No ‘easy’ bake

Bethany J. Royer

January 2, 2014

I may be the only person on earth who can make soup dry or burn water, but I can bake. Such as making from scratch a long held secret recipe for coffee cake —coffee being a key ingredient— that sent one sheriff’s department into a frenzy for more over Thanksgiving.

So when one Ms. Wee Emma approached with a request for baked treats for her holiday school party I said, no problem, I can bake! Complete with hand on hip and one finger pointed to the sky before I realized children and coffee do not mix. Unless I want to draw the ire of an entire elementary school staff for all eternity.

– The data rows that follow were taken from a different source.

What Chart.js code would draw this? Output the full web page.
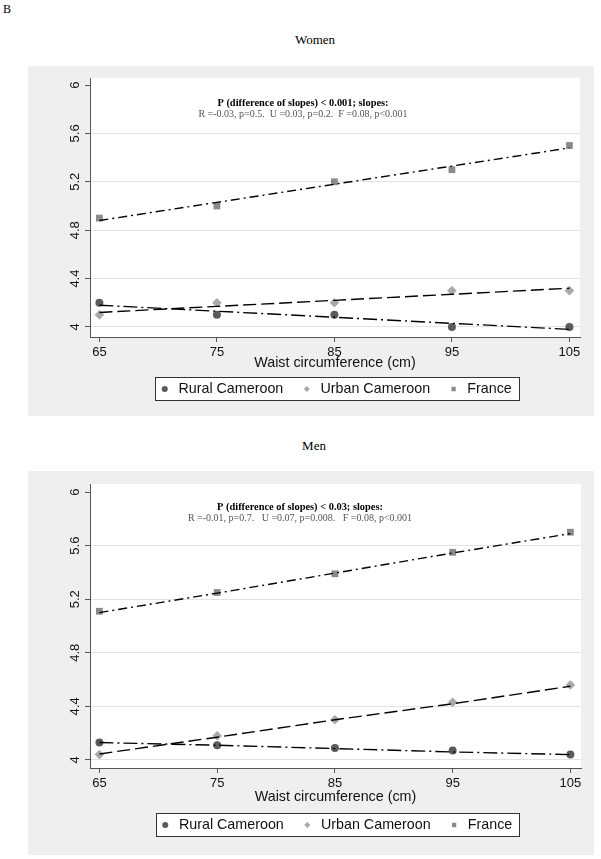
<!DOCTYPE html>
<html><head><meta charset="utf-8">
<script src="https://cdn.jsdelivr.net/npm/chart.js@4.4.1/dist/chart.umd.min.js"></script>
<style>
html,body{margin:0;padding:0;background:#fff;}
body{width:601px;height:859px;position:relative;overflow:hidden;}
.lbl{position:absolute;font-family:"Liberation Serif","Times New Roman",serif;color:#000;line-height:1;}
.panel{position:absolute;left:28px;width:566px;background:#efefef;}
canvas{display:block;}
</style></head><body>
<div class="lbl" style="left:3px;top:3px;font-size:12px;">B</div>
<div class="lbl" style="left:0;width:630px;text-align:center;top:33px;font-size:13px;">Women</div>
<div class="panel" style="top:66px;height:350px"><canvas id="cw" width="566" height="350"></canvas></div>
<div class="lbl" style="left:0;width:628px;text-align:center;top:439px;font-size:13px;">Men</div>
<div class="panel" style="top:471px;height:384px"><canvas id="cm" width="566" height="384"></canvas></div>
<script>
// ---- data ----
const waist = [65, 75, 85, 95, 105];
const xTicks = [65, 75, 85, 95, 105];
const yTicks = [4, 4.4, 4.8, 5.2, 5.6, 6];
const seriesNames = ['Rural Cameroon', 'Urban Cameroon', 'France'];
const xTitle = 'Waist circumference (cm)';

const womenRural = [4.20, 4.10, 4.10, 4.00, 4.00];
const womenUrban = [4.10, 4.20, 4.20, 4.30, 4.30];
const womenFrance = [4.90, 5.00, 5.20, 5.30, 5.50];
const womenRuralFit = [4.18, 4.13, 4.08, 4.03, 3.98];
const womenUrbanFit = [4.12, 4.17, 4.22, 4.27, 4.32];
const womenFranceFit = [4.88, 5.03, 5.18, 5.33, 5.48];
const womenNote = ['P (difference of slopes) < 0.001; slopes:', 'R =-0.03, p=0.5.  U =0.03, p=0.2.  F =0.08, p<0.001'];

const menRural = [4.13, 4.11, 4.09, 4.07, 4.04];
const menUrban = [4.04, 4.18, 4.30, 4.43, 4.56];
const menFrance = [5.11, 5.25, 5.39, 5.55, 5.70];
const menRuralFit = [4.13, 4.11, 4.085, 4.06, 4.04];
const menUrbanFit = [4.045, 4.17, 4.30, 4.42, 4.55];
const menFranceFit = [5.10, 5.245, 5.395, 5.545, 5.69];
const menNote = ['P (difference of slopes) < 0.03; slopes:', 'R =-0.01, p=0.7.   U =0.07, p=0.008.   F =0.08, p<0.001'];

// ---- helpers ----
const SANS = '"Liberation Sans", Arial, sans-serif';
const SERIF = '"Liberation Serif", "Times New Roman", serif';
const pts = ys => waist.map((x, i) => ({x: x, y: ys[i]}));

function fitDs(ys, dash) {
  return {label: '', data: pts(ys), showLine: true, borderColor: '#000', borderWidth: 1.4,
    borderDash: dash, pointRadius: 0, pointHoverRadius: 0, fill: false, tension: 0};
}
function markDs(name, ys, style, color, r) {
  return {label: name, data: pts(ys), showLine: false, pointStyle: style, pointRadius: r,
    pointBackgroundColor: color, backgroundColor: color, pointBorderColor: color, borderColor: color,
    pointBorderWidth: 0, borderWidth: 0};
}

function makeChart(id, s, L) {
  const deco = {
    id: 'deco' + id,
    beforeDraw(chart) {
      const c = chart.ctx, a = chart.chartArea;
      c.save();
      c.fillStyle = '#fff';
      c.fillRect(a.left, a.top, a.right - a.left, a.bottom - a.top);
      const lg = chart.legend;
      if (lg && lg.legendHitBoxes && lg.legendHitBoxes.length) {
        const hb = lg.legendHitBoxes;
        const first = hb[0], last = hb[hb.length - 1];
        const cy = first.top + first.height / 2;
        const l = Math.round(first.left - 3) + 0.5;
        const r = Math.round(last.left + last.width + 7) + 0.5;
        const t = Math.round(cy - 12) + 0.5, b = Math.round(cy + 11) + 0.5;
        c.fillStyle = '#fff';
        c.fillRect(l, t, r - l, b - t);
        c.strokeStyle = '#333';
        c.lineWidth = 1;
        c.strokeRect(l, t, r - l, b - t);
      }
      c.restore();
    },
    afterDraw(chart) {
      const c = chart.ctx;
      c.save();
      c.textAlign = 'center';
      c.textBaseline = 'middle';
      c.fillStyle = '#000';
      c.font = 'bold 10.4px ' + SERIF;
      c.fillText(s.note[0], L.noteX, L.noteY1);
      c.fillStyle = '#555';
      c.font = '10px ' + SERIF;
      c.fillText(s.note[1], L.noteX, L.noteY2);
      c.restore();
    }
  };
  return new Chart(document.getElementById(id), {
    type: 'scatter',
    data: {datasets: [
      fitDs(s.ruralFit, [14, 4, 2, 4]),
      fitDs(s.urbanFit, [13, 5]),
      fitDs(s.franceFit, [9, 4, 2, 4]),
      markDs(seriesNames[0], s.rural, 'circle', '#5b5b5b', 4),
      markDs(seriesNames[1], s.urban, 'rectRot', '#a9a9a9', 4.8),
      markDs(seriesNames[2], s.france, 'rect', '#8b8b8b', 4.8)
    ]},
    options: {
      responsive: false, animation: false, devicePixelRatio: 1,
      layout: {padding: {left: 0, right: L.padR, top: L.padT, bottom: L.padB}},
      plugins: {
        tooltip: {enabled: false},
        title: {display: false},
        legend: {
          position: 'bottom', fullSize: false,
          labels: {usePointStyle: true, boxWidth: 13, boxHeight: 4.3, padding: 17, color: '#111',
            font: {family: SANS, size: 14.3},
            filter: item => item.datasetIndex >= 3}
        }
      },
      scales: {
        x: {
          type: 'linear', min: 64.2, max: 105.9,
          afterBuildTicks: sc => { sc.ticks = xTicks.map(v => ({value: v})); },
          afterFit: sc => { sc.height = L.xh; },
          grid: {display: true, drawOnChartArea: false, drawTicks: true, tickLength: 5, tickColor: '#555'},
          border: {display: true, color: '#555', width: 1},
          ticks: {autoSkip: false, maxRotation: 0, padding: 3, color: '#111', font: {family: SANS, size: 13},
            callback: v => String(v)},
          title: {display: true, text: xTitle, color: '#111', font: {family: SANS, size: 14.3},
            padding: {top: 0, bottom: L.tpad}}
        },
        y: {
          type: 'linear', min: L.ymin, max: L.ymax,
          afterBuildTicks: sc => { sc.ticks = yTicks.map(v => ({value: v})); },
          afterFit: sc => { sc.width = 62; },
          grid: {display: true, drawTicks: true, tickLength: 5, tickColor: '#555', lineWidth: 1,
            color: ctx => (ctx.tick && ctx.tick.value === 6) ? 'rgba(0,0,0,0)' : '#e3e3e3'},
          border: {display: true, color: '#555', width: 1},
          ticks: {autoSkip: false, minRotation: 90, maxRotation: 90, crossAlign: 'center', padding: 1,
            color: '#111', font: {family: SANS, size: 13},
            callback: v => String(Math.round(v * 10) / 10)}
        }
      }
    },
    plugins: [deco]
  });
}

makeChart('cw', {rural: womenRural, urban: womenUrban, france: womenFrance,
  ruralFit: womenRuralFit, urbanFit: womenUrbanFit, franceFit: womenFranceFit, note: womenNote},
  {padR: 14, padT: 12, padB: 9.85, xh: 27.85, tpad: -7.03, ymin: 3.917, ymax: 6.058,
   noteX: 275, noteY1: 37, noteY2: 48});

makeChart('cm', {rural: menRural, urban: menUrban, france: menFrance,
  ruralFit: menRuralFit, urbanFit: menUrbanFit, franceFit: menFranceFit, note: menNote},
  {padR: 13, padT: 13, padB: 12.85, xh: 32.85, tpad: -5.03, ymin: 3.94, ymax: 6.06,
   noteX: 272, noteY1: 36, noteY2: 47});
</script>
</body></html>
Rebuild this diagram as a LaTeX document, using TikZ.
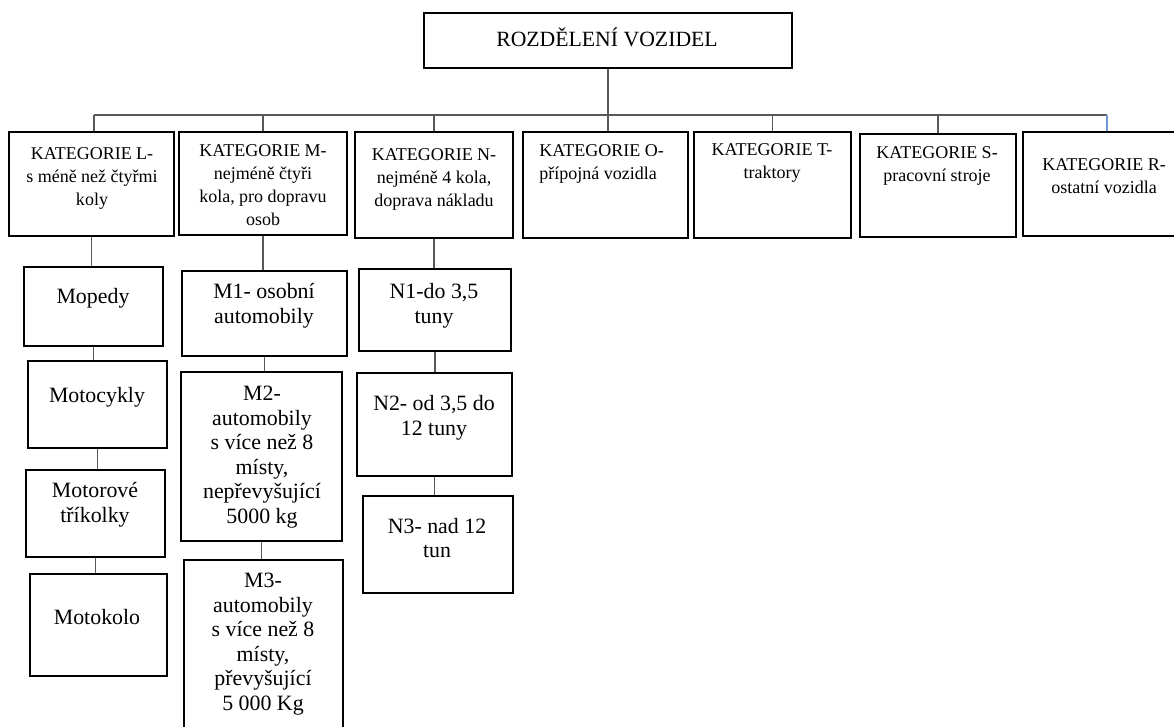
\documentclass[tikz,border=0pt]{standalone}
\usepackage{fontspec}
\setmainfont{Liberation Serif}
\usetikzlibrary{fit}
\tikzset{
  box/.style={draw=black, line width=1.4pt, inner sep=0pt},
  conn/.style={draw=black!65, line width=0.8pt},
  bluecon/.style={draw=cyan!50!blue!60, line width=0.8pt},
  cat/.style={font=\fontsize{13.5}{17.25}\selectfont, align=center, inner sep=0pt},
  sub/.style={font=\fontsize{16.4}{18.4}\selectfont, align=center, inner sep=0pt},
  ttl/.style={font=\fontsize{16.3}{19}\selectfont, inner sep=0pt},
}
\begin{document}
\begin{tikzpicture}[x=0.75pt,y=-0.75pt]
\clip (0,0) rectangle (1174,727);
\fill[white] (0,0) rectangle (1174,727);
% boxes
\node[box, fit={(424,13) (792,68)}] (top) {};
\node[box, fit={(9,132) (174,236)}] (L) {};
\node[box, fit={(179,132) (347,235)}] (M) {};
\node[box, fit={(355,132) (513,238)}] (N) {};
\node[box, fit={(523,132) (688,238)}] (O) {};
\node[box, fit={(694,132) (851,238)}] (T) {};
\node[box, fit={(860,134) (1016,237)}] (S) {};
\node[box, fit={(1023,132) (1190,236)}] (R) {};
\node[box, fit={(24,267) (163,346)}] (Mop) {};
\node[box, fit={(28,361) (167,448)}] (Moc) {};
\node[box, fit={(26,470) (165,557)}] (Mtr) {};
\node[box, fit={(30,574) (167,676)}] (Mok) {};
\node[box, fit={(182,271) (347,356)}] (M1) {};
\node[box, fit={(181,372) (342,541)}] (M2) {};
\node[box, fit={(184,560) (343,745)}] (M3) {};
\node[box, fit={(359,269) (511,351)}] (N1) {};
\node[box, fit={(357,373) (512,476)}] (N2) {};
\node[box, fit={(363,496) (513,593)}] (N3) {};
% texts
\node[ttl] (tTop) at (607,37) {ROZDĚLENÍ VOZIDEL};
\node[cat] (tL) at (92,178) {KATEGORIE L-\\s méně než čtyřmi\\koly};
\node[cat] (tM) at (263,185) {KATEGORIE M-\\nejméně čtyři\\kola, pro dopravu\\osob};
\node[cat] (tN) at (434,179) {KATEGORIE N-\\nejméně 4 kola,\\doprava nákladu};
\node[cat, align=left, anchor=west] (tO) at (539,164) {KATEGORIE O-\\přípojná vozidla};
\node[cat] (tT) at (772,163) {KATEGORIE T-\\traktory};
\node[cat] (tS) at (937,166) {KATEGORIE S-\\pracovní stroje};
\node[cat] (tR) at (1104,176) {KATEGORIE R-\\ostatní vozidla};
\node[sub] (tMop) at (93,298) {Mopedy};
\node[sub] (tMoc) at (97,397) {Motocykly};
\node[sub] (tMtr) at (95,505) {Motorové\\tříkolky};
\node[sub] (tMok) at (97,617) {Motokolo};
\node[sub] (tM1) at (264,306) {M1- osobní\\automobily};
\node[sub] (tM2) at (262,457) {M2-\\automobily\\s více než 8\\místy,\\nepřevyšující\\5000 kg};
\node[sub] (tM3) at (263,644) {M3-\\automobily\\s více než 8\\místy,\\převyšující\\5 000 Kg};
\node[sub] (tN1) at (434,306) {N1-do 3,5\\tuny};
\node[sub] (tN2) at (434,418) {N2- od 3,5 do\\12 tuny};
\node[sub] (tN3) at (437,538) {N3- nad 12\\tun};
% connectors
\coordinate (busL) at (94,115);
\coordinate (busR) at (1107,115);
\draw[conn] (busL) -- (busR);
\draw[conn] (top.south) -- (top.south |- O.north);
\draw[conn] (busL) -- (busL |- L.north);
\draw[conn] (M.north |- busL) -- (M.north);
\draw[conn] (N.north |- busL) -- (N.north);
\draw[conn] (T.north |- busL) -- (T.north);
\draw[conn] (S.north |- busL) -- (S.north);
\draw[bluecon] (busR) -- (busR |- R.north);
\draw[conn] (L.south |- L.south) -- (L.south |- Mop.north);
\draw[conn] (Mop.south) -- (Mop.south |- Moc.north);
\draw[conn] (Moc.south) -- (Moc.south |- Mtr.north);
\draw[conn] (Mtr.south) -- (Mtr.south |- Mok.north);
\draw[conn] (M.south) -- (M.south |- M1.north);
\draw[conn] (M1.south) -- (M1.south |- M2.north);
\draw[conn] (M2.south) -- (M2.south |- M3.north);
\draw[conn] (N.south) -- (N.south |- N1.north);
\draw[conn] (N1.south) -- (N1.south |- N2.north);
\draw[conn] (N2.south) -- (N2.south |- N3.north);
\end{tikzpicture}
\end{document}
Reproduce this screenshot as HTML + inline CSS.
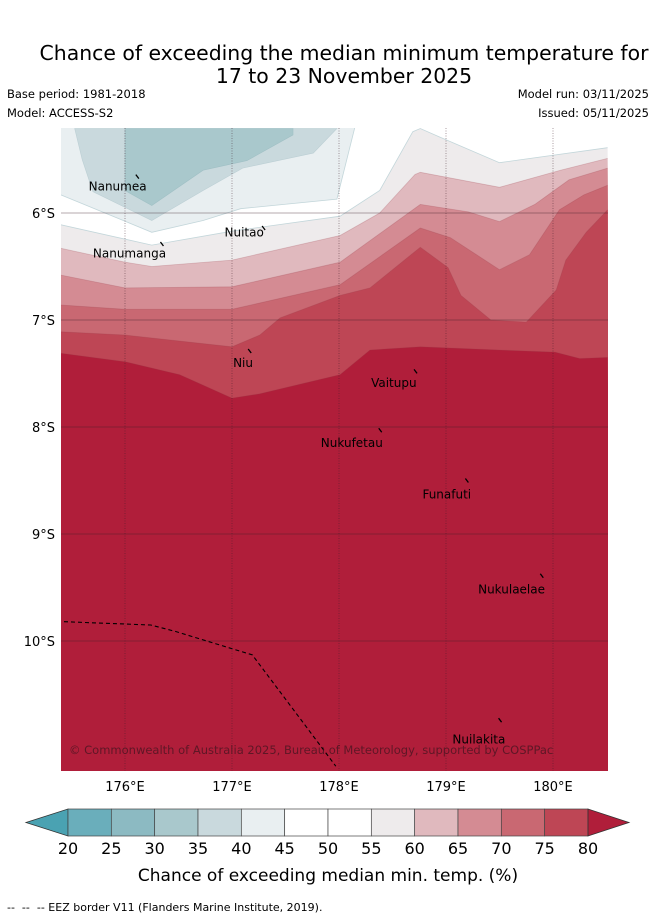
<!DOCTYPE html>
<html><head><meta charset="utf-8">
<style>
body{margin:0;background:#fff;width:655px;height:919px;overflow:hidden;font-family:"Liberation Sans","DejaVu Sans",sans-serif;}
svg text{font-family:"DejaVu Sans","Liberation Sans",sans-serif;}
</style></head>
<body>
<svg id="map" width="655" height="919" viewBox="0 0 655 919">
<text x="344" y="60" font-size="20.4" text-anchor="middle" fill="#000">Chance of exceeding the median minimum temperature for</text>
<text x="344" y="83" font-size="20.4" text-anchor="middle" fill="#000">17 to 23 November 2025</text>
<text x="7" y="98" font-size="11.5">Base period: 1981-2018</text>
<text x="7" y="117" font-size="11.5">Model: ACCESS-S2</text>
<text x="649" y="98" font-size="11.5" text-anchor="end">Model run: 03/11/2025</text>
<text x="649" y="117" font-size="11.5" text-anchor="end">Issued: 05/11/2025</text>
<defs><clipPath id="mc"><rect x="61" y="128" width="547" height="643"/></clipPath></defs>
<g id="plot" clip-path="url(#mc)"></g>
<g id="cbar"></g>
<text x="328" y="881" font-size="17" text-anchor="middle">Chance of exceeding median min. temp. (%)</text>
<text x="7" y="911" font-size="11">-- &#160;-- &#160;-- EEZ border V11 (Flanders Marine Institute, 2019).</text>
</svg>
<script>
const lonTicks=[176,177,178,179,180];
const latTicks=[6,7,8,9,10];
const levels=[20,25,30,35,40,45,50,55,60,65,70,75,80];
const levelColors=["#6aaebb","#8cbac2","#a9c8cc","#c9d9dd","#e9eff1","#ffffff","#ffffff","#eeebec","#e0b9be","#d48b93","#c96872","#be4655"];
const underColor="#4aa2b2", overColor="#b01e3a";
const band35=[[175.53,5.21],[177.98,5.21],[177.76,5.44],[177.1,5.58],[176.73,5.79],[176.25,6.07],[175.7,5.8],[175.6,5.5]];
const band30=[[176,5.21],[177.57,5.21],[177.57,5.27],[177.14,5.51],[176.73,5.6],[176.25,5.93],[176,5.79]];
const line45=[[175.4,5.83],[176.25,6.18],[176.73,6.07],[177.08,5.96],[177.98,5.87],[178.15,5.19],[180.6,5.19]];
const line55=[[175.4,6.11],[176.25,6.3],[177,6.17],[178.01,6.03],[178.38,5.79],[178.69,5.24],[178.76,5.21],[178.94,5.29],[179.5,5.53],[180.51,5.39]];
const line60=[[175.4,6.33],[176,6.46],[176.25,6.5],[177,6.44],[178.01,6.21],[178.38,6.0],[178.71,5.64],[178.76,5.62],[179.5,5.76],[180.07,5.6],[180.51,5.49]];
const line65=[[175.4,6.58],[176,6.7],[177,6.69],[178.01,6.46],[178.76,5.92],[179.21,5.99],[179.5,6.08],[179.83,5.92],[180.15,5.69],[180.51,5.58]];
const line70=[[175.4,6.86],[176,6.9],[177,6.9],[178.01,6.67],[178.76,6.14],[179.04,6.23],[179.5,6.53],[179.78,6.39],[180.06,5.97],[180.29,5.83],[180.51,5.74]];
const line75=[[175.4,7.11],[176,7.14],[177,7.25],[177.26,7.14],[177.45,6.98],[178.01,6.77],[178.29,6.7],[178.76,6.32],[179.02,6.51],[179.14,6.77],[179.42,7.0],[179.75,7.02],[180.03,6.72],[180.12,6.44],[180.31,6.18],[180.51,5.97]];
const line80=[[175.4,7.31],[176,7.39],[176.51,7.51],[177,7.73],[177.26,7.69],[178.01,7.51],[178.29,7.28],[178.76,7.25],[179.5,7.28],[180.02,7.3],[180.25,7.36],[180.51,7.35]];
const eez=[[175.43,9.82],[176.24,9.85],[176.47,9.91],[177.19,10.13],[177.55,10.61],[177.97,11.17]];
const islands=["Nanumea","Nanumanga","Nuitao","Niu","Vaitupu","Nukufetau","Funafuti","Nukulaelae","Nuilakita"];
const islandLon=[176.12,176.35,177.3,177.17,178.72,178.39,179.2,179.9,179.51];
const islandLat=[5.66,6.29,6.14,7.29,7.48,8.03,8.5,9.39,10.74];
const labelLon=[175.66,175.7,176.93,177.01,178.3,177.83,178.78,179.3,179.06];
const labelLat=[5.75,6.38,6.18,7.4,7.59,8.15,8.63,9.52,10.92];

const X0=61,X1=608,Y0=128,Y1=771;
const px=lon=>125+(lon-176)*107;
const py=lat=>213+(lat-6)*107;
const NS="http://www.w3.org/2000/svg";
const plot=document.getElementById('plot');
function mk(tag,attrs,parent){const e=document.createElementNS(NS,tag);for(const k in attrs)e.setAttribute(k,attrs[k]);parent.appendChild(e);return e;}
function pts(a){return a.map(p=>px(p[0]).toFixed(1)+","+py(p[1]).toFixed(1)).join(" ");}
let bg=mk('rect',{x:X0,y:Y0,width:X1-X0,height:Y1-Y0,fill:levelColors[4]},plot);


let s35=mk('polygon',{points:pts(band35),fill:levelColors[3],stroke:"#bccfd4","stroke-width":0.6},plot);


let s30=mk('polygon',{points:pts(band30),fill:levelColors[2],stroke:"#a0c0c5","stroke-width":0.6},plot);


const lines=[[line45,5,'band-45-55'],[line55,7,'band-55-60'],[line60,8,'band-60-65'],[line65,9,'band-65-70'],[line70,10,'band-70-75'],[line75,11,'band-75-80'],[line80,-1,'band-above-80']];
lines.forEach(([ln,ci,nm])=>{
  const col=ci<0?overColor:levelColors[ci];
  const p=pts(ln)+" "+(X1+5)+","+(Y1+5)+" "+(X0-5)+","+(Y1+5);
  const e=mk('polygon',{points:p,fill:col},plot);
  
  
  const l=mk('polyline',{points:pts(ln),fill:"none",stroke:(ci>=0&&ci<8)?"#c3d6da":"rgba(150,60,70,0.25)","stroke-width":0.8},plot);
  
  
});
lonTicks.forEach(v=>{
  const l=mk('line',{x1:px(v),x2:px(v),y1:Y0,y2:Y1,stroke:"rgba(60,30,40,0.55)","stroke-width":0.8,"stroke-dasharray":"1,1.5"},plot);
  
  
});
latTicks.forEach(v=>{
  const l=mk('line',{x1:X0,x2:X1,y1:py(v),y2:py(v),stroke:"rgba(60,30,40,0.5)","stroke-width":0.8},plot);
  
  
});
const ez=mk('polyline',{points:pts(eez),fill:"none",stroke:"#000","stroke-width":1.1,"stroke-dasharray":"4,3"},plot);


islands.forEach((n,i)=>{
  const d=mk('line',{x1:px(islandLon[i])-2,y1:py(islandLat[i])-2,x2:px(islandLon[i])+1,y2:py(islandLat[i])+2,stroke:"#000","stroke-width":1.3},plot);
  
  
  const t=mk('text',{x:px(labelLon[i]),y:py(labelLat[i])+4,"font-size":12,fill:"#000"},plot);
  t.textContent=n;
  
  
});
const cp=mk('text',{x:69,y:754,"font-size":11.5,fill:"rgba(60,20,30,0.7)"},plot);
cp.textContent="© Commonwealth of Australia 2025, Bureau of Meteorology, supported by COSPPac";


const svg=document.getElementById('map');
lonTicks.forEach(v=>{
  const t=mk('text',{x:px(v),y:791,"font-size":13,"text-anchor":"middle"},svg);
  t.textContent=v+"°E";
  
  
});
latTicks.forEach(v=>{
  const t=mk('text',{x:55,y:py(v)+5,"font-size":13,"text-anchor":"end"},svg);
  t.textContent=v+"°S";
  
  
});
const cb=document.getElementById('cbar');
const CX0=68,CX1=588,CY=809,CH=27;
const CW=(CX1-CX0)/levelColors.length;
const lt=mk('polygon',{points:`${CX0},${CY} ${CX0},${CY+CH} 26,${CY+CH/2}`,fill:underColor,stroke:"#333","stroke-width":0.8},cb);


levelColors.forEach((c,i)=>{
  const r=mk('rect',{x:CX0+i*CW,y:CY,width:CW,height:CH,fill:c,stroke:"#444","stroke-width":0.7},cb);
  
  
});
const rt=mk('polygon',{points:`${CX1},${CY} ${CX1},${CY+CH} 629,${CY+CH/2}`,fill:overColor,stroke:"#333","stroke-width":0.8},cb);


levels.forEach((v,i)=>{
  const t=mk('text',{x:CX0+i*CW,y:854,"font-size":16,"text-anchor":"middle"},cb);
  t.textContent=v;
  
  
});
</script>
</body></html>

Scrap went the fail-safe coffee cake followed by my shudder at the thought of attempting something new from scratch. That could be disastrous cause while I can bake, I cannot perform miracles, and feeding 30 mouths was not a time for experimentation. However, as motherhood requires a passive-aggressive competitive spirit I could not bring myself to buy anything pre-packaged either, that’s just lame. So I met the problem in the middle — three boxes of chocolate cupcakes that required nothing more than the addition of milk, eggs, water, oil and some heat.

Then it came time to bake and I’ll be honest, I just wasn’t in the mood. Perhaps it was fighting the makings of a cold on top of being really cranky? Cause who wants to bake three dozen cupcakes when in a sour mood and performing Hazmat duty … and did I mention being cranky?

But lo and behold, three hours of baking —some slamming of cabinet doors and more later— I had a dozen Hershey chocolate cupcakes and two dozen Smore cupcakes. Sure, there would be kids fighting over who would get chocolate and who would get Smores but that was a risk I was willing to take. Cause those cupcakes required a whole heck of a lot more than simply adding eggs, water, oil and some heat, let me tell you. There was melting butter, making a graham crust, taking the batter and putting only so much into the muffin liners cause one had to squeeze sticky marshmallow (or syrupy chocolate) into each, followed by more batter. This required math (And you know how I feel about that subject) along with 30 minutes of baking only a dozen cupcakes at a turn cause, apparently, I have something against owning more than one muffin pan at a time.

Then there was cooling which proved to be a precarious balancing act. The zombie family was a little spoiled at their former gig having come from a rather large kitchen to one about the size of a closet. Before the evening was done there were cupcakes cooling all over the place, hanging on window ledges and off book shelves.

Then —when all was said and done— Emma looked upon the chocolate-swirled tops and asked, “Where’s all the sprinkles?” Which sounded suspiciously like, “Where’s Martha Stewart and her confectionery works of art?”

Of course, the fun had only just begun as the following morning one Miss Wee Emma and yours truly walked up to Fort Knox, I mean, school. I was laden with three Tupperware containers of cupcakes with mini-me at my side as we approached the front doors where the bouncer wanted to know our business.

“Cupcake delivery?” I answered only to be asked the name of Emma’s teacher which was greeted with nothing more than crickets chirping merrily in my head.

I looked down to one Miss Wee Emma for help, a hint, something and got zip, forcing me to ask in front of the bouncer, “What’s your teacher’s name?”


The irony mixed with the bouncer’s smirk and possibly an eye roll was more than words can express here but we were allowed passage. And you know, I’ve never been so happy to remove chocolate from my presence. In fact, I did a little jig on my way out the school door, after bee-lining the bouncer, of course.